When World War II broke out in 1939, Jane Haining was vacationing in Cornwall, England, but she immediately returned to her post as a matron in the girls’ home of the Scottish Missionary School in Budapest, Hungary. Over the next five years, Haining would risk her own life to care for more than 300 of the school’s pupils, many of whom were Jewish. Betrayed to the Gestapo, she was sent to do forced labor at the notorious Nazi death camp of Auschwitz in May 1944; she died that July. Now, the discovery of Haining’s handwritten will, along with previously unpublished photographs and documents, in Scottish church archives is shedding new light on her extraordinary heroism.
“To be opened in the event of my death,” Jane Haining wrote on the envelope containing her last will and testament, dated July 1942 and recently rediscovered in a long-forgotten box in the archives of the Church of Scotland’s World Mission Council, in Edinburgh. In the document, she lays out who should receive any “money left after meeting funeral expenses,” along with her possessions, including a wireless radio, fur coat, typewriter and watches.
At the time she wrote her will, Haining had been working as a matron at the Scottish Missionary School in Budapest, Hungary, for a decade. Born in 1897, she grew up on a farm near Dunscore, in Dumfriesshire, and spent 10 years working as a secretary in a thread company.

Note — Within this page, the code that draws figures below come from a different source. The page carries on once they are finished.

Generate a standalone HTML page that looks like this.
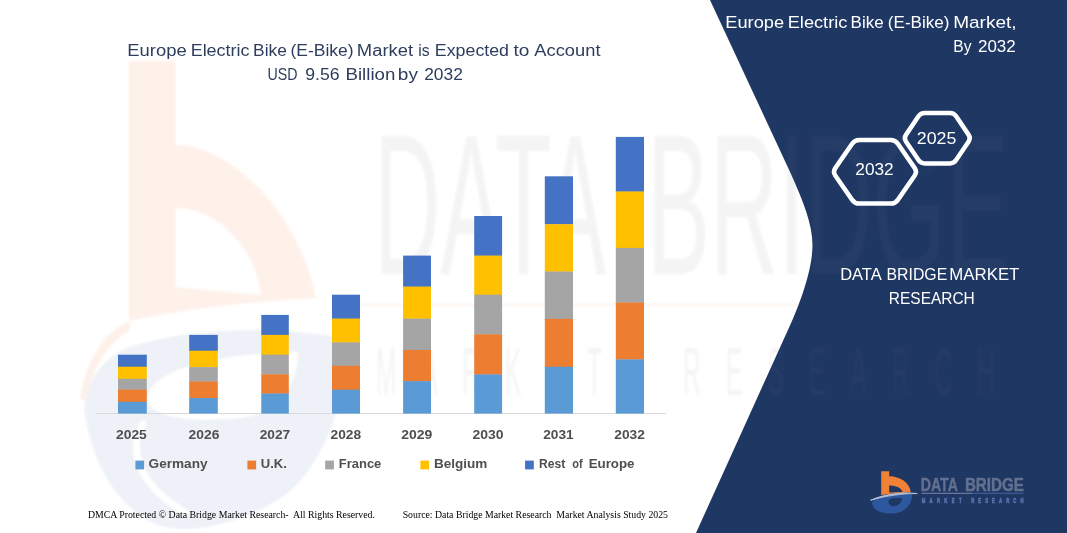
<!DOCTYPE html>
<html><head><meta charset="utf-8"><title>Europe Electric Bike (E-Bike) Market</title>
<style>
html,body{margin:0;padding:0;background:#fff;}
body{width:1067px;height:533px;overflow:hidden;font-family:"Liberation Sans",sans-serif;}
svg{display:block;}
text{font-family:"Liberation Sans",sans-serif;}
.serif text{font-family:"Liberation Serif",serif;}
</style></head><body>
<svg width="1067" height="533" viewBox="0 0 1067 533">
<defs><clipPath id="cp"><path d="M710,0 L791,174 C803,201 812.5,224 812.5,245 C812.5,270 800,306 782.5,342 L696,533 H1067 V0 Z"/></clipPath>
<filter id="bl" x="-5%" y="-5%" width="110%" height="110%"><feGaussianBlur stdDeviation="1.2"/></filter></defs>
<rect width="1067" height="533" fill="#ffffff"/>
<!-- watermark logo -->
<g id="wm-logo" filter="url(#bl)">
<path d="M129,61 H175.3 V145 C232,145 300,215 316,298 C260,301 190,308 129,321 Z M175.3,208 C215,208 255,245 261,295 L175.3,287 Z" fill="#fef1ea" fill-rule="evenodd"/>
<path d="M84,410 C86,375 110,355 127,348 C170,333 250,322 346,338 C350,400 320,470 285,495 C250,520 200,533 170,528 C130,520 95,480 84,410 Z M147,400 C148,374 200,354 298,352 C298,385 280,413 240,418 C200,422 152,420 147,400 Z" fill="#eef1f7" fill-rule="evenodd"/>
<path d="M143,424 C130,446 133,482 186,513" fill="none" stroke="#ffffff" stroke-width="7" stroke-linecap="round"/>
<path d="M86,402 C93,356 120,336 130,330 L130,321 C110,328 88,352 80,398 Z" fill="#fdf1ea"/>
</g>
<!-- watermark text -->
<g filter="url(#bl)">
<g fill="#f4f4f4" opacity="1">
<text x="374" y="273.5" font-size="201" textLength="232" lengthAdjust="spacingAndGlyphs">DATA</text>
<text x="647" y="273.5" font-size="201" textLength="362" lengthAdjust="spacingAndGlyphs">BRIDGE</text>
<g transform="translate(376,395) scale(0.36,1)"><text x="0" y="0" font-size="68" textLength="628" lengthAdjust="spacing">MARKET</text>
<text x="853" y="0" font-size="68" textLength="867" lengthAdjust="spacing">RESEARCH</text></g>
</g>
<rect x="360" y="304" width="640" height="1.5" fill="#fbeee6"/>
</g>
<!-- title -->
<g fill="#2e3d5e" font-size="17.3">
<text x="127.33" y="55.9" textLength="59.42" lengthAdjust="spacingAndGlyphs">Europe</text>
<text x="190.66" y="55.9" textLength="58.87" lengthAdjust="spacingAndGlyphs">Electric</text>
<text x="253.10" y="55.9" textLength="33.72" lengthAdjust="spacingAndGlyphs">Bike</text>
<text x="290.49" y="55.9" textLength="63.18" lengthAdjust="spacingAndGlyphs">(E-Bike)</text>
<text x="356.83" y="55.9" textLength="56.25" lengthAdjust="spacingAndGlyphs">Market</text>
<text x="418.29" y="55.9" textLength="11.38" lengthAdjust="spacingAndGlyphs">is</text>
<text x="434.87" y="55.9" textLength="74.16" lengthAdjust="spacingAndGlyphs">Expected</text>
<text x="513.50" y="55.9" textLength="15.87" lengthAdjust="spacingAndGlyphs">to</text>
<text x="534.30" y="55.9" textLength="66.19" lengthAdjust="spacingAndGlyphs">Account</text>
<text x="267.58" y="79.8" textLength="30.02" lengthAdjust="spacingAndGlyphs">USD</text>
<text x="305.30" y="79.8" textLength="34.32" lengthAdjust="spacingAndGlyphs">9.56</text>
<text x="345.52" y="79.8" textLength="49.84" lengthAdjust="spacingAndGlyphs">Billion</text>
<text x="397.80" y="79.8" textLength="20.11" lengthAdjust="spacingAndGlyphs">by</text>
<text x="424.20" y="79.8" textLength="38.61" lengthAdjust="spacingAndGlyphs">2032</text>
</g>
<!-- axis line -->
<rect x="96" y="413" width="570" height="1" fill="#d9d9d9"/>
<!-- bars -->
<rect x="118.0" y="354.7" width="28.8" height="12.3" fill="#4472C4"/>
<rect x="118.0" y="366.7" width="28.8" height="12.4" fill="#FFC000"/>
<rect x="118.0" y="378.8" width="28.8" height="11.1" fill="#A5A5A5"/>
<rect x="118.0" y="389.6" width="28.8" height="12.5" fill="#ED7D31"/>
<rect x="118.0" y="401.8" width="28.8" height="11.8" fill="#5B9BD5"/>
<rect x="189.2" y="334.9" width="28.6" height="16.1" fill="#4472C4"/>
<rect x="189.2" y="350.7" width="28.6" height="16.7" fill="#FFC000"/>
<rect x="189.2" y="367.1" width="28.6" height="14.7" fill="#A5A5A5"/>
<rect x="189.2" y="381.5" width="28.6" height="16.8" fill="#ED7D31"/>
<rect x="189.2" y="398.0" width="28.6" height="15.6" fill="#5B9BD5"/>
<rect x="261.3" y="314.9" width="27.5" height="20.3" fill="#4472C4"/>
<rect x="261.3" y="334.9" width="27.5" height="20.1" fill="#FFC000"/>
<rect x="261.3" y="354.7" width="27.5" height="19.9" fill="#A5A5A5"/>
<rect x="261.3" y="374.3" width="27.5" height="19.5" fill="#ED7D31"/>
<rect x="261.3" y="393.5" width="27.5" height="20.1" fill="#5B9BD5"/>
<rect x="332.0" y="294.7" width="28.0" height="24.2" fill="#4472C4"/>
<rect x="332.0" y="318.6" width="28.0" height="24.1" fill="#FFC000"/>
<rect x="332.0" y="342.4" width="28.0" height="23.7" fill="#A5A5A5"/>
<rect x="332.0" y="365.8" width="28.0" height="24.2" fill="#ED7D31"/>
<rect x="332.0" y="389.7" width="28.0" height="23.9" fill="#5B9BD5"/>
<rect x="403.1" y="255.6" width="27.9" height="31.3" fill="#4472C4"/>
<rect x="403.1" y="286.6" width="27.9" height="32.3" fill="#FFC000"/>
<rect x="403.1" y="318.6" width="27.9" height="31.7" fill="#A5A5A5"/>
<rect x="403.1" y="350.0" width="27.9" height="31.4" fill="#ED7D31"/>
<rect x="403.1" y="381.1" width="27.9" height="32.5" fill="#5B9BD5"/>
<rect x="474.2" y="216.0" width="27.9" height="39.9" fill="#4472C4"/>
<rect x="474.2" y="255.6" width="27.9" height="39.4" fill="#FFC000"/>
<rect x="474.2" y="294.7" width="27.9" height="39.9" fill="#A5A5A5"/>
<rect x="474.2" y="334.3" width="27.9" height="40.4" fill="#ED7D31"/>
<rect x="474.2" y="374.4" width="27.9" height="39.2" fill="#5B9BD5"/>
<rect x="544.8" y="176.3" width="28.2" height="48.2" fill="#4472C4"/>
<rect x="544.8" y="224.2" width="28.2" height="47.6" fill="#FFC000"/>
<rect x="544.8" y="271.5" width="28.2" height="47.7" fill="#A5A5A5"/>
<rect x="544.8" y="318.9" width="28.2" height="48.2" fill="#ED7D31"/>
<rect x="544.8" y="366.8" width="28.2" height="46.8" fill="#5B9BD5"/>
<rect x="615.8" y="136.9" width="28.2" height="54.9" fill="#4472C4"/>
<rect x="615.8" y="191.5" width="28.2" height="56.7" fill="#FFC000"/>
<rect x="615.8" y="247.9" width="28.2" height="54.9" fill="#A5A5A5"/>
<rect x="615.8" y="302.5" width="28.2" height="57.2" fill="#ED7D31"/>
<rect x="615.8" y="359.4" width="28.2" height="54.2" fill="#5B9BD5"/>
<!-- x labels -->
<g fill="#4f4f4f" font-weight="bold" font-size="13.7">
<text x="116.00" y="439.1" textLength="30.81" lengthAdjust="spacingAndGlyphs">2025</text>
<text x="188.60" y="439.1" textLength="30.81" lengthAdjust="spacingAndGlyphs">2026</text>
<text x="259.70" y="439.1" textLength="30.51" lengthAdjust="spacingAndGlyphs">2027</text>
<text x="330.50" y="439.1" textLength="30.61" lengthAdjust="spacingAndGlyphs">2028</text>
<text x="401.20" y="439.1" textLength="31.10" lengthAdjust="spacingAndGlyphs">2029</text>
<text x="472.40" y="439.1" textLength="31.10" lengthAdjust="spacingAndGlyphs">2030</text>
<text x="543.20" y="439.1" textLength="30.51" lengthAdjust="spacingAndGlyphs">2031</text>
<text x="614.30" y="439.1" textLength="30.61" lengthAdjust="spacingAndGlyphs">2032</text>
</g>
<!-- legend -->
<rect x="135.4" y="460.6" width="8.7" height="8.8" fill="#5B9BD5"/>
<rect x="247.4" y="460.6" width="8.7" height="8.8" fill="#ED7D31"/>
<rect x="325.2" y="460.6" width="8.7" height="8.8" fill="#A5A5A5"/>
<rect x="420.4" y="460.6" width="8.7" height="8.8" fill="#FFC000"/>
<rect x="525.1" y="460.6" width="8.7" height="8.8" fill="#4472C4"/>
<g fill="#4f4f4f" font-weight="bold" font-size="13.2">
<text x="148.60" y="468.4" textLength="58.91" lengthAdjust="spacingAndGlyphs">Germany</text>
<text x="260.80" y="468.4" textLength="26.06" lengthAdjust="spacingAndGlyphs">U.K.</text>
<text x="338.80" y="468.4" textLength="42.53" lengthAdjust="spacingAndGlyphs">France</text>
<text x="433.90" y="468.4" textLength="53.34" lengthAdjust="spacingAndGlyphs">Belgium</text>
<text x="539.10" y="468.4" textLength="26.24" lengthAdjust="spacingAndGlyphs">Rest</text>
<text x="572.30" y="468.4" textLength="10.39" lengthAdjust="spacingAndGlyphs">of</text>
<text x="588.70" y="468.4" textLength="45.84" lengthAdjust="spacingAndGlyphs">Europe</text>
</g>
<!-- footer -->
<g class="serif" fill="#000" font-size="9.4" xml:space="preserve">
<text x="87.90" y="518.4" textLength="287.06" lengthAdjust="spacingAndGlyphs">DMCA Protected © Data Bridge Market Research-  All Rights Reserved.</text>
<text x="402.70" y="518.4" textLength="265.27" lengthAdjust="spacingAndGlyphs">Source: Data Bridge Market Research  Market Analysis Study 2025</text>
</g>
<!-- navy panel -->
<path id="panel" d="M710,0 L791,174 C803,201 812.5,224 812.5,245 C812.5,270 800,306 782.5,342 L696,533 H1067 V0 Z" fill="#1f3763"/>
<!-- watermark over navy -->
<g clip-path="url(#cp)"><g filter="url(#bl)">
<g fill="#ffffff" opacity="0.028">
<text x="374" y="273.5" font-size="201" textLength="232" lengthAdjust="spacingAndGlyphs">DATA</text>
<text x="647" y="273.5" font-size="201" textLength="362" lengthAdjust="spacingAndGlyphs">BRIDGE</text>
<g transform="translate(376,395) scale(0.36,1)"><text x="0" y="0" font-size="68" textLength="628" lengthAdjust="spacing">MARKET</text>
<text x="853" y="0" font-size="68" textLength="867" lengthAdjust="spacing">RESEARCH</text></g>
</g>
</g></g>
<!-- right title -->
<g fill="#ffffff" font-size="16.8">
<text x="725.31" y="27.7" textLength="58.85" lengthAdjust="spacingAndGlyphs">Europe</text>
<text x="787.72" y="27.7" textLength="59.61" lengthAdjust="spacingAndGlyphs">Electric</text>
<text x="850.59" y="27.7" textLength="33.05" lengthAdjust="spacingAndGlyphs">Bike</text>
<text x="887.88" y="27.7" textLength="61.61" lengthAdjust="spacingAndGlyphs">(E-Bike)</text>
<text x="953.17" y="27.7" textLength="63.49" lengthAdjust="spacingAndGlyphs">Market,</text>
<text x="953.37" y="51.5" textLength="18.16" lengthAdjust="spacingAndGlyphs">By</text>
<text x="978.00" y="51.5" textLength="37.74" lengthAdjust="spacingAndGlyphs">2032</text>
</g>
<!-- hexagons -->
<g fill="none" stroke="#ffffff" stroke-width="4.5" stroke-linejoin="round">
<path d="M835.26,175.50 Q832.70,171.80 835.26,168.10 L852.14,143.70 Q854.70,140.00 859.20,140.00 L890.80,140.00 Q895.30,140.00 897.86,143.70 L914.74,168.10 Q917.30,171.80 914.74,175.50 L897.86,199.90 Q895.30,203.60 890.80,203.60 L859.20,203.60 Q854.70,203.60 852.14,199.90 Z"/>
<path d="M905.94,141.52 Q903.70,138.20 905.94,134.88 L918.46,116.32 Q920.70,113.00 924.70,113.00 L949.90,113.00 Q953.90,113.00 956.14,116.32 L968.66,134.88 Q970.90,138.20 968.66,141.52 L956.14,160.08 Q953.90,163.40 949.90,163.40 L924.70,163.40 Q920.70,163.40 918.46,160.08 Z" fill="#1f3763"/>
</g>
<g fill="#ffffff" font-size="17.3">
<text x="855.30" y="175.4" textLength="38.41" lengthAdjust="spacingAndGlyphs">2032</text>
<text x="916.80" y="143.9" textLength="39.53" lengthAdjust="spacingAndGlyphs">2025</text>
</g>
<!-- DBMR text -->
<g fill="#ffffff" font-size="16.5">
<text x="840.20" y="279.5" textLength="41.50" lengthAdjust="spacingAndGlyphs">DATA</text>
<text x="886.54" y="279.5" textLength="60.66" lengthAdjust="spacingAndGlyphs">BRIDGE</text>
<text x="949.38" y="279.5" textLength="70.00" lengthAdjust="spacingAndGlyphs">MARKET</text>
<text x="888.86" y="303.7" textLength="85.89" lengthAdjust="spacingAndGlyphs">RESEARCH</text>
</g>
<!-- logo -->
<g id="logo">
<path d="M872,503 C873,498 884,495.5 893,495 C901,494.5 909,494 912,494.3 C912.5,500 909,509 899,512.5 C890,515 877,513 873.5,507 C872.5,505.5 872,504 872,503 Z M888.5,500.5 C888,503.5 890,506.5 894,506.3 C898,506 901.5,502.5 902.5,498.5 C898,497.5 889.5,498 888.5,500.5 Z" fill="#2d589f" fill-rule="evenodd"/>
<path d="M881.2,471.2 H889.2 V476.3 C900,476.5 909.5,482 910.8,492.3 C903,492.8 891,493.6 881.2,495 Z M889.2,485.4 C896,485.4 902,488 902.6,492 L889.2,492.6 Z" fill="#f08137" fill-rule="evenodd"/>
<path d="M870.5,500.3 C884,494 903,491.8 917.3,493.6 C903,493.4 886,495.6 870.5,500.3 Z" fill="#b9c3d8" stroke="#b9c3d8" stroke-width="0.9" stroke-linejoin="round"/>
<g fill="#63708f" stroke="#63708f" stroke-width="0.45" font-weight="bold" font-size="18.9">
<text x="920.75" y="491.1" textLength="37.08" lengthAdjust="spacingAndGlyphs">DATA</text>
<text x="964.90" y="491.1" textLength="58.88" lengthAdjust="spacingAndGlyphs">BRIDGE</text></g>
<rect x="921.5" y="492.8" width="51" height="0.9" fill="#8a8fb0"/>
<rect x="972.5" y="492.8" width="51" height="0.9" fill="#4f6ca6"/>
<g transform="translate(921.7,502.6) scale(0.62,1)" fill="#5a78b2" stroke="#5a78b2" stroke-width="0.5" font-weight="bold" font-size="6.9">
<text x="0" y="0" textLength="64.2" lengthAdjust="spacing">MARKET</text>
<text x="79.8" y="0" textLength="84.4" lengthAdjust="spacing">RESEARCH</text></g>
</g>
</svg>
</body></html>
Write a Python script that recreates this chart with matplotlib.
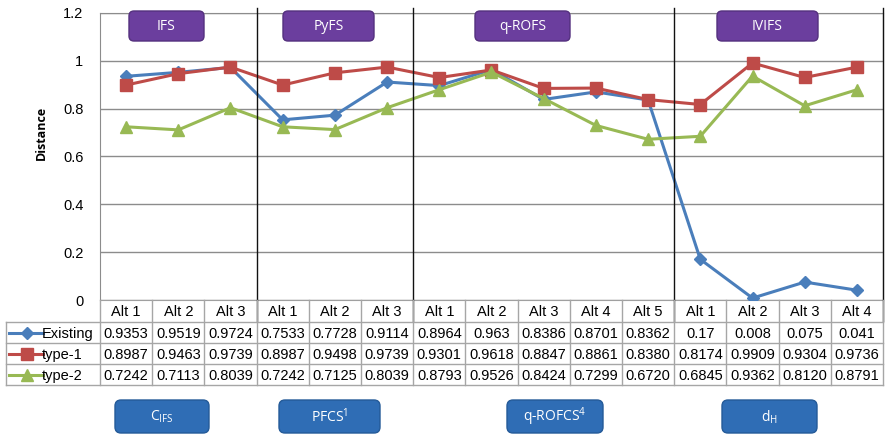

In the early 1930s, Haining moved to Budapest, where she took charge of several hundred students—many of them members of the city’s growing Jewish population—at the missionary school.
Researchers at the World Mission Council stumbled across Haining’s will while rummaging through the archives in preparation for an exhibition in Budapest commemorating the upcoming 175th anniversary of the founding of the Church of Scotland Mission there. In addition to the will, the box where it was found also held some 70 previously unpublished photographs of Miss Haining (as her students called her) alongside other missionary school staff and the young girls they cared for. Most of the photos were taken during a summer holiday spent on the shores of Lake Balaton, central Europe’s largest freshwater lake, before the onset of war.
Along with the will and the photographs, the researchers found several other documents, including an extract of a report by the Polish bishop Laszlo Ravasz, a member of the Reformed Church who also helped to save Jews during World War II. Written in 1945—a year after Haining died at Auschwitz—Ravasz’s report states that church authorities had ordered Haining home no fewer than three times after war broke out. But Haining repeatedly refused, according to Ravasz, saying “I shall continue to do my duty…and stick to my post.”
In March 1944, Nazi troops entered Budapest. Haining stood her ground, even as she was forced to sew yellow Stars of David on the Jewish girls’ clothes on the orders of the Gestapo. Even while under surveillance, Haining went to a market at 5 a.m. to get food for the girls in her care; she also cut up her leather luggage to make soles for their shoes. But after she caught the cook’s son-in-law raiding the scarce food supply she put aside for her charges, he betrayed her to the Nazis.
Arrested on suspicion of espionage, Haining was charged with eight offenses, including (as detailed in a post on the Church of Scotland’s Facebook page) “working among the Jews,” “listening to news broadcasts on the BBC,” “visiting prisoners of war,” “working in politics” and “weeping when seeing the girls attend class wearing yellow stars.” She admitted to all of the charges, except the ones involving political activity, and in May 1944 was transported to Auschwitz, the same forced-labor camp in Nazi-occupied Poland where some of her pupils would be sent.
More than 1 million people died at Auschwitz between September 1941 and January 1945, when Soviet troops liberated the network of concentration camps there. The exact circumstances behind Haining’s death are unclear. Due to her British citizenship, the Nazis sent a death certificate to the Church of Scotland, stating that Haining died on July 17, 1944 from “cachexia [wasting of the body] following intestinal catarrh [excessive buildup of mucus or discharge].”
In 1997, after a 10-year investigation, Haining became the only Scottish man or woman named as “righteous among the nations,” a designation used by Israel’s Holocaust memorial, Yad Vashem, to honor non-Jews who risked their lives to save Jews from the Nazis. The British government awarded her a Hero of the Holocaust medal in 2010. Among the memorials to Haining are two glass windows honoring her “service and sacrifice” at her former church in Queen’s Park, Glasgow, and a street in Budapest that is named for her.
“The previously unseen documents and photographs have, for me, evoked fresh feelings of awe about this already tremendously moving, inspiring and important story,” Reverend Susan Brown of the World Mission Council told the Guardian of the recent discovery. “To hear of Jane’s determination to continue to care for ‘her’ girls, even when she knew it put her own life at risk, is truly humbling.” Haining’s will, and the rest of the newly discovered material, will soon be handed over to the National Library of Scotland.